V_{n+1}(k) =\max_{a \in A}{\pi_{1}(a,S(k)) +\delta V_{n}(t_{k}(a))} \qquad k=1,...,K


It is quite straightforward that this iteration converges, as is shown in the following simple lemma. We will assume that the initialisation makes sure that we begin with values for all states that are below the solution of the system (whenever this procedure is invoked, we make sure that is in fact the case) but that is not actually necessary for convergence.

Lemma
If V_{1}(k)\leq V^{\ast}(k) for all k and if \delta \in [0,1) then the above iteration converges to V^{\ast}(k), \qquad k=1,...,K.


Proof
First, if V_{n}(k)\leq V^{\ast}(k) for all k, then also 
V_{n+1}(k) = \max_{a\in A}{\pi_{1}(a,S(k)) +\delta V_{n}(t_{k}(a))}\leq \max_{a \in A}{\pi_{1}(a,S(k))+\delta V^{\ast }(t_{k}(a))} = V^{\ast}(k) 
for all k.
Hence V^{\ast }(k) -V_{n}(k) \geq 0 for all states  k and all iterations n. By definition we also have
V_{n+1}(k) \geq \pi_{1}(a_{k}^{\ast},S(k)) + \delta V_{n}(t_{k}(a_{k}^{\ast })) 
for all k
Therefore  
0\leq V^{\ast}(k)-V_{n+1}(k) \leq \delta (V^{\ast }(t_{k}(a_{k}^{\ast})) -V_{n}(t_{k}(a_{k}^{\ast }))) for all k
This implies that 
0\leq \max_{k}(V^{\ast }(k) -V_{n+1}(k)) \leq \delta \max (V^{\ast }(k) -V_{n}(k))
and since δ < 0 we find that \lim_{n\rightarrow \infty }(V^{\ast }(k) -V_{n}(k)) =0 for all k. QED.
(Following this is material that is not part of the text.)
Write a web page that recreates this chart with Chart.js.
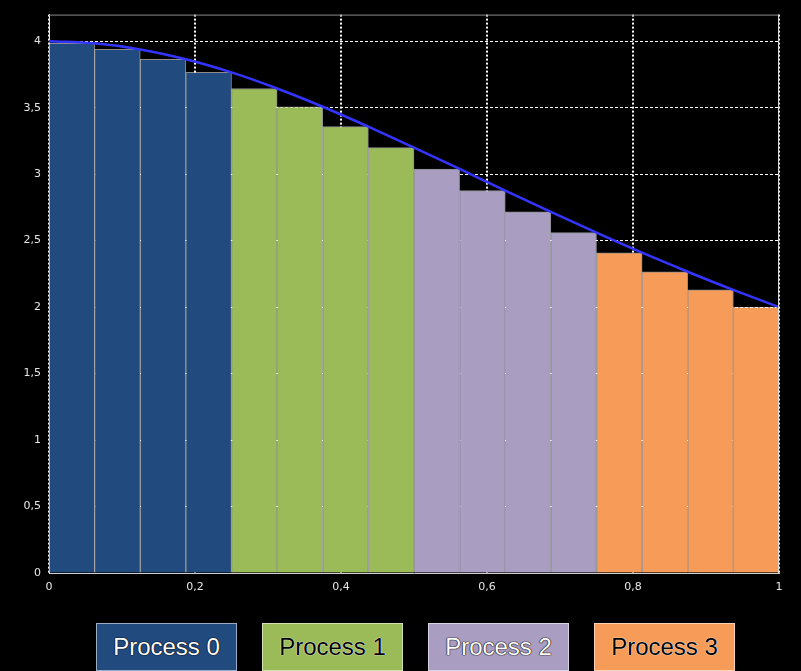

The best responder gives us both the maximum payoff (1-\delta) V^{\ast}(1) when playing against S, and an optimal strategy when playing against S, as a_{k}^{\ast } prescribes what to play when S is in state k. For numerical reasons, we actually use the latter. It is important for us to determine whether or not the payoff of S against itself is exactly equal to the maximum payoff when playing against S. The iteration with which the best responder finds the latter can have a numerical inaccuracy in it, and the evaluating the payoff of two given strategies against each other (here: S against S) can too. These are however different inaccuracies, so in order to have the same inaccuracies in both, we use the strategy that the best responder gives, first let it play that against S, then let S play against itself, and compare the two payoffs. If they are equal, then S is a best response to itself.

Note that the computer program works with phenotypes, not with genotypes, so two different ways to encode for instance the strategy AllD will be treated as one and the same strategy.